By joining the protest movement against the budget the trade union movement would be able to provide sufficient organisation and gravity to make a lasting effect upon Labor, the Greens and Palmer’s PUP.  The same also would apply to the ruling class which doubtless calculates that a weakened labour movement gives it the ability to continue with the neoliberal assault on the public.

Large scale mobilisation acts as a deterrent against ruling class action; for example the demonstrations against the Iraq war did not stop it, but they did prevent Iraq from becoming a free fire zone and it likely prevented more wars. Indeed it is probably one reason why “the war on terror” has gone underground.

Currently corporate Australia does not feel a sufficient sense of deterrence.

It is pleasing to see therefore that trade union mobilisation is now occurring, much of it coming from the grass roots up to boot. In Victoria on June 12 the Victorian Trades Hall Council is organising a day of action against the budget.

At an all union general meeting at Trades Hall the overwhelming sentiment from the shop floor supported the idea of a general strike, most especially through an Australia wide national day of action to be organised by the ACTU in opposition to the budget.

Union officials were noncommittal but there can be no doubting the sentiment of grass roots activists and organisers on this matter.

A general strike is a necessary step in the fight against the budget. It is a necessary step because this budget represents the first wave in a wide ranging attack on the working class and the welfare state, as the President of the ACTU, Ged Kearney, herself stated at the meeting.

It is a continuation of the corporate directed class war that pervaded the vision of both Fightback! and Workchoices.

The strategy of the labour movement against Workchoices was to mobilise in support of a Labor government that would then repeal it.

This budget demonstrates to us that this strategy was wrong from a long term perspective. It was wrong because although Workchoices was abolished the industrial relations regime put in its place still had organised labour in a historically weak position. It was doubly wrong because we are now back at it again, defending tooth and nail merely to hold the line in the face of a sustained assault against workers and the poor that will, moreover, widen in future.

Union mobilisation in support of parliamentary action is to be supported wholeheartedly but nonetheless recent history shows us that although necessary it is by no means sufficient.

A general strike would invigorate grass roots unionism, help build the infrastructure of class struggle, lost through decades of Accords and deal making with a neoliberal oriented Parliamentary Labor Party, and develop a working class culture robustly infused by class consciousness.

All of these are necessary to steadfastly hold the line against corporate directed attacks on the public. A general strike and movement building would also act as a deterrent against class war as trade union power had done during much of the post war era.

Many in the labour movement worry about the capacity of the unions to mobilise. Such concerns need to be brushed aside. Comrades, it’s now or never. The mere fact that such concerns exist tells us that the union movement needs to rethink its modus operandi.
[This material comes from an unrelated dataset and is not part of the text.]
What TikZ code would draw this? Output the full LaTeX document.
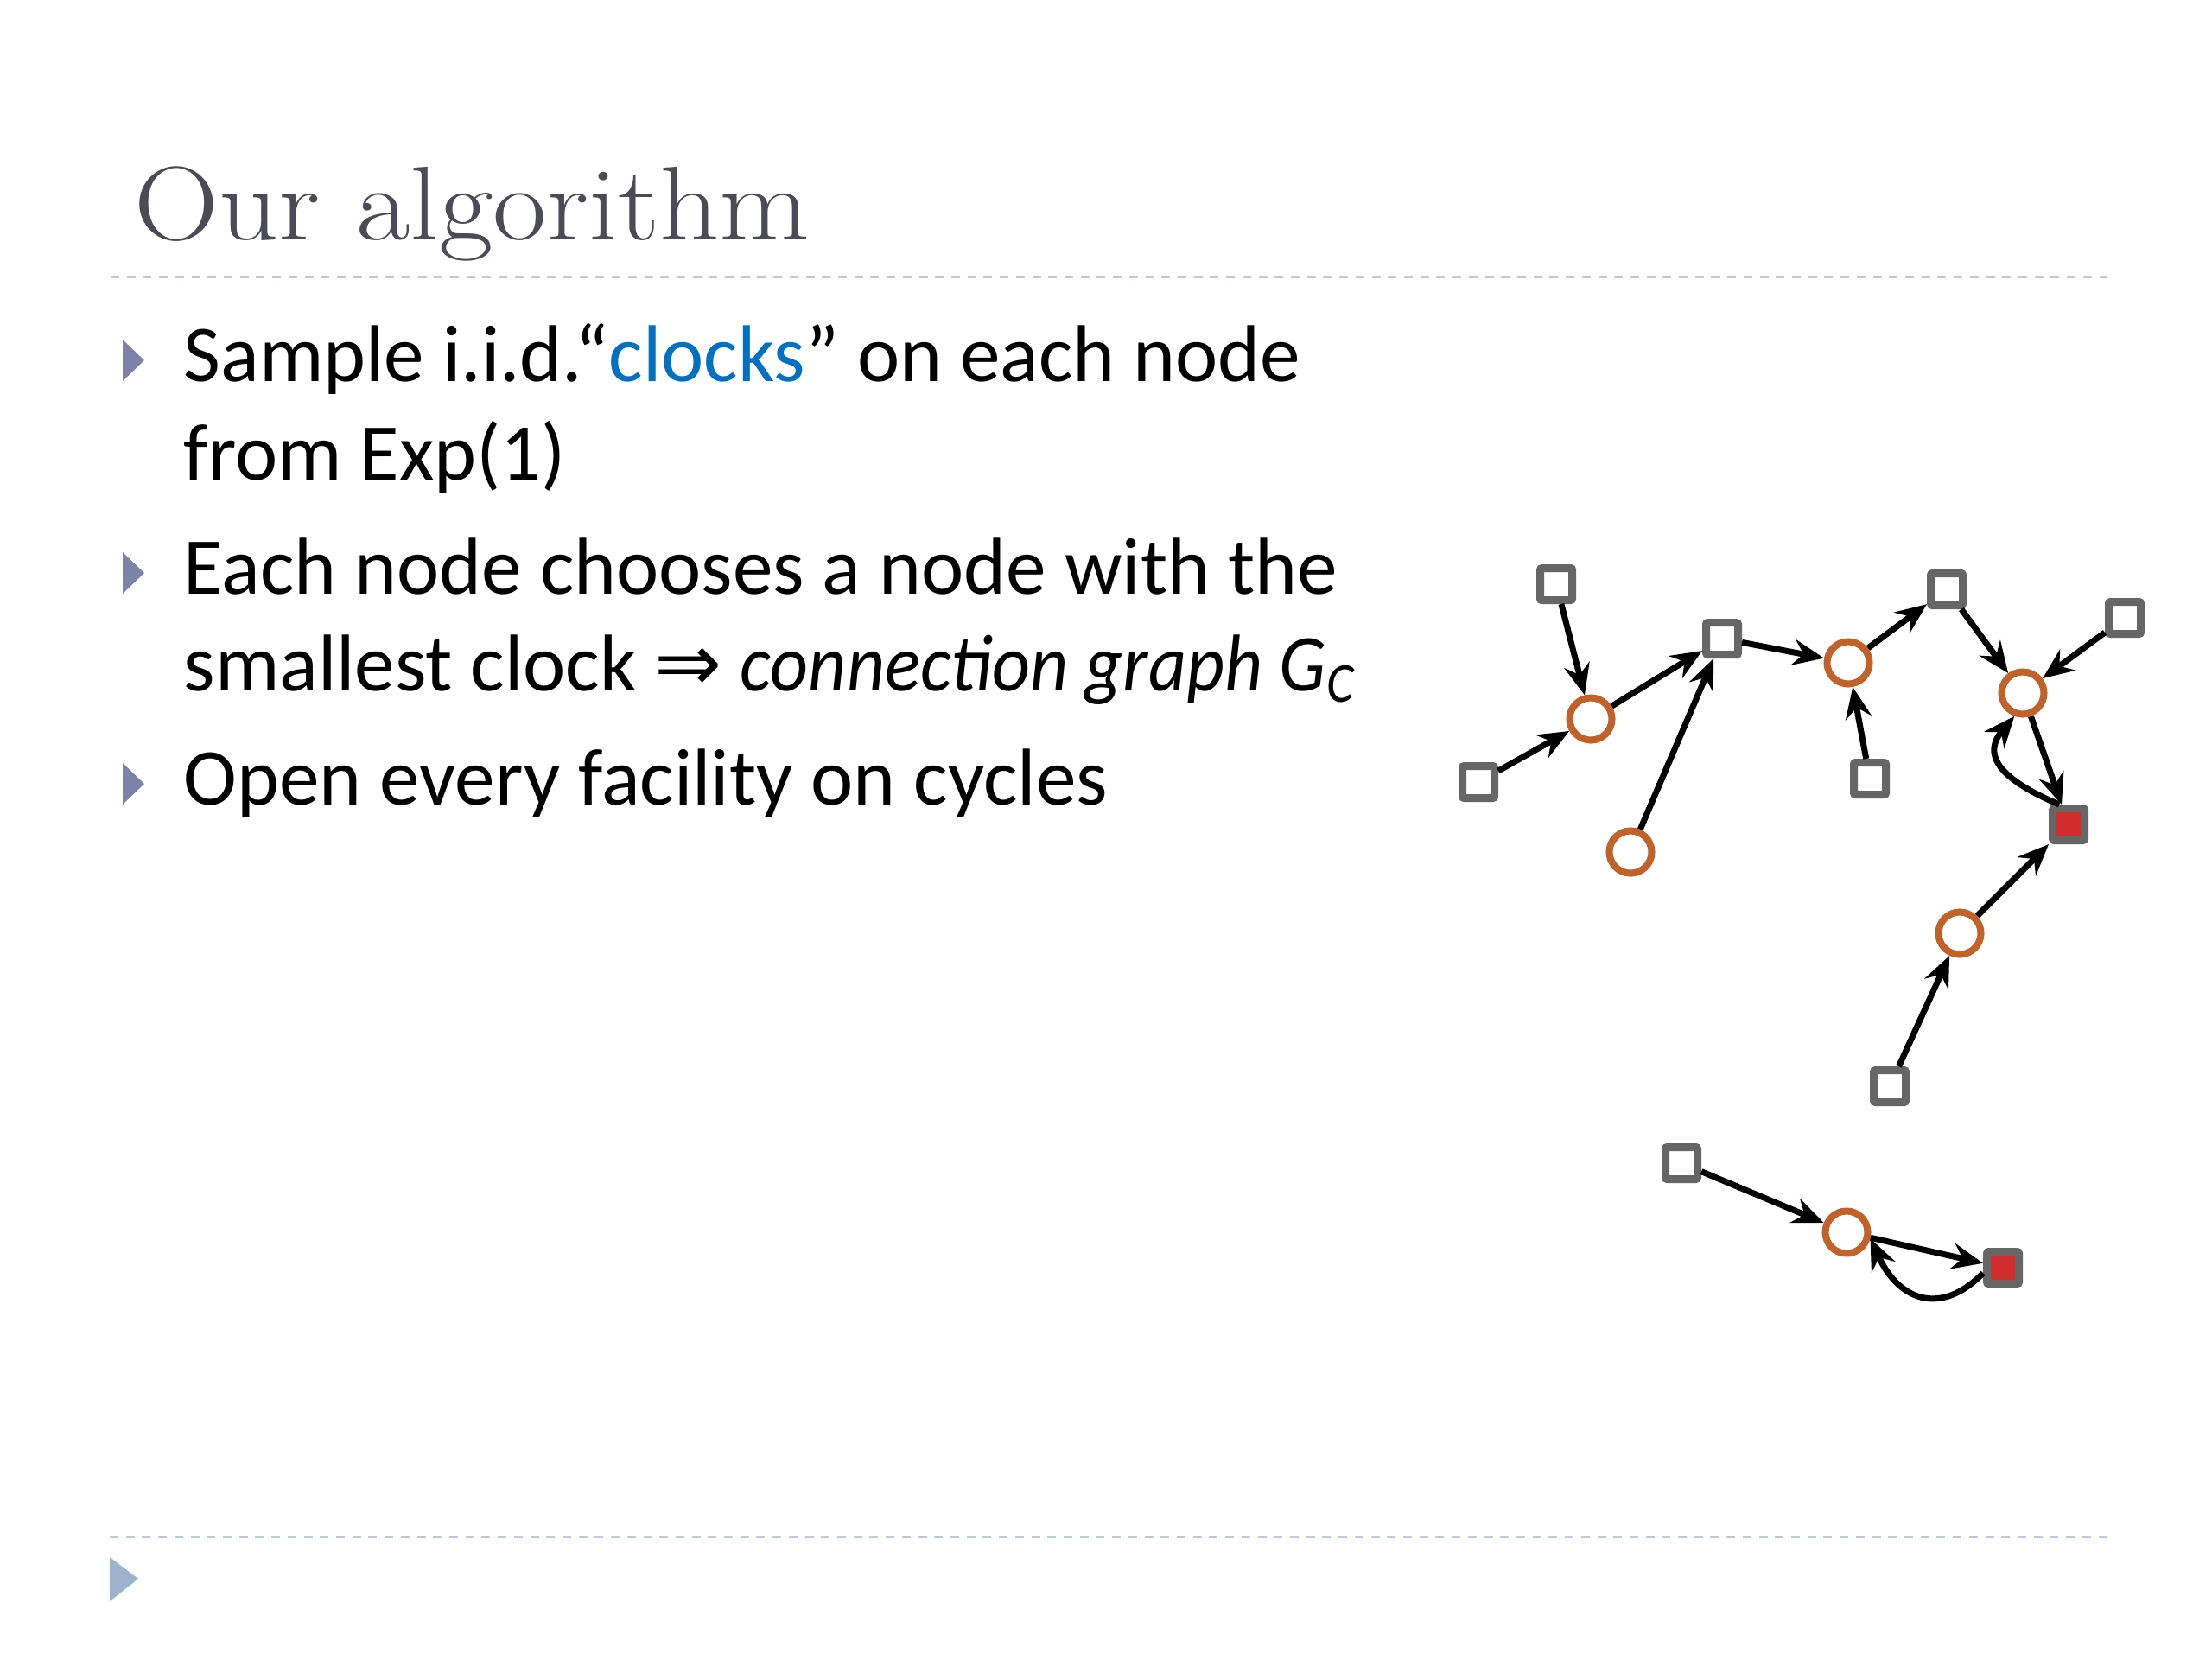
\documentclass[tikz,border=0pt]{standalone}
\usepackage{fontspec}
\newfontfamily\bodyfont{Carlito}
\newfontfamily\symfont{DejaVu Sans}
\usetikzlibrary{arrows.meta}
\definecolor{sqgray}{RGB}{102,102,102}
\definecolor{facred}{RGB}{210,45,45}
\definecolor{clorange}{RGB}{193,98,43}
\definecolor{clockblue}{RGB}{0,112,192}
\definecolor{titlec}{RGB}{75,75,88}
\definecolor{bulletc}{RGB}{124,131,171}
\definecolor{footc}{RGB}{156,180,204}
\definecolor{rulec}{RGB}{190,202,215}
\tikzset{
  sq/.style={rectangle, draw=sqgray, line width=0.09cm, fill=white, minimum size=0.37cm, inner sep=0pt, rounded corners=0.02cm},
  fac/.style={sq, fill=facred},
  cl/.style={circle, draw=clorange, line width=0.08cm, fill=white, minimum size=0.49cm, inner sep=0pt},
  arr/.style={-{Stealth[length=0.36cm,width=0.3cm,inset=0.12cm]}, line width=0.07cm, black},
  txt/.style={anchor=base west, inner sep=0pt, font=\bodyfont\fontsize{26.5pt}{30pt}\selectfont},
  ttl/.style={anchor=base west, inner sep=0pt, text=titlec, font=\fontsize{34.5pt}{40pt}\selectfont},
  rulel/.style={draw=rulec, line width=0.03cm, dash pattern=on 0.1cm off 0.087cm},
}
\begin{document}
\begin{tikzpicture}[x=0.01cm,y=0.01cm]
\useasboundingbox (0,0) rectangle (2560,-1920);
\fill[white] (0,0) rectangle (2560,-1920);
% title and rules
\node[ttl] (title) at (155,-277) {\scalebox{1.12}[1]{Our algorithm}};
\draw[rulel] (128,-320) -- (2438,-320);
\draw[rulel] (127,-1778) -- (2438,-1778);
\fill[footc] (127,-1802) -- (127,-1853) -- (160,-1827) -- cycle;
% bullets
\fill[bulletc] (142,-393) -- (142,-441) -- (167,-417) -- cycle;
\fill[bulletc] (142,-639) -- (142,-687) -- (167,-663) -- cycle;
\fill[bulletc] (142,-883) -- (142,-931) -- (167,-907) -- cycle;
\node[txt] (l1) at (212,-441) {Sample i.i.d.“\textcolor{clockblue}{clocks}” on each node};
\node[txt] (l2) at (212,-555) {from Exp(1)};
\node[txt] (l3) at (212,-687) {Each node chooses a node with the};
\node[txt] (l4) at (212,-799) {smallest clock {\symfont ⇒} \scalebox{0.92}[1]{\itshape connection graph G\textsubscript{C}}};
\node[txt] (l5) at (212,-931) {Open every facility on cycles};
% graph nodes
\node[sq] (S1) at (1801,-676) {};
\node[sq] (S2) at (1711,-905) {};
\node[sq] (S3) at (1993,-739) {};
\node[sq] (S4) at (2253,-682) {};
\node[sq] (S5) at (2459,-715) {};
\node[sq] (S6) at (2164,-901) {};
\node[sq] (S7) at (2187,-1257) {};
\node[sq] (S8) at (1946,-1346) {};
\node[fac] (R1) at (2394,-954) {};
\node[fac] (R2) at (2318,-1467) {};
\node[cl] (C1) at (1841,-832) {};
\node[cl] (C2) at (1887,-986) {};
\node[cl] (C3) at (2139,-767) {};
\node[cl] (C4) at (2341,-802) {};
\node[cl] (C5) at (2268,-1080) {};
\node[cl] (C6) at (2137,-1426) {};
% edges
\draw[arr] (S1) -- (C1);
\draw[arr] (S2) -- (C1);
\draw[arr] (C1) -- (S3);
\draw[arr] (C2) -- (S3);
\draw[arr] (S3) -- (C3);
\draw[arr] (S6) -- (C3);
\draw[arr] (C3) -- (S4);
\draw[arr] (S4) -- (C4);
\draw[arr] (S5) -- (C4);
\draw[arr] (C4) -- (R1);
\draw[arr] (R1.115) .. controls (2310,-900) and (2295,-872) .. (C4.-110);
\draw[arr] (C5) -- (R1);
\draw[arr] (S7) -- (C5);
\draw[arr] (S8) -- (C6);
\draw[arr] (C6) -- (R2);
\draw[arr] (R2.195) .. controls (2250,-1520) and (2200,-1510) .. (C6.-15);
\end{tikzpicture}
\end{document}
The budget represents an opportunity, which we should not allow to be missed, to build a grass roots militant unionism dedicated to large scale social and political action.

This is needed because stopping the budget is not enough. The objective must be, through international solidarity, to provide a new ideological vision, a new member owned labour movement, a new form of political action, all dedicated to a struggle to dismantle the neoliberal order and to put in its stead a new society built upon the principles of cooperation, justice and, yes, liberty.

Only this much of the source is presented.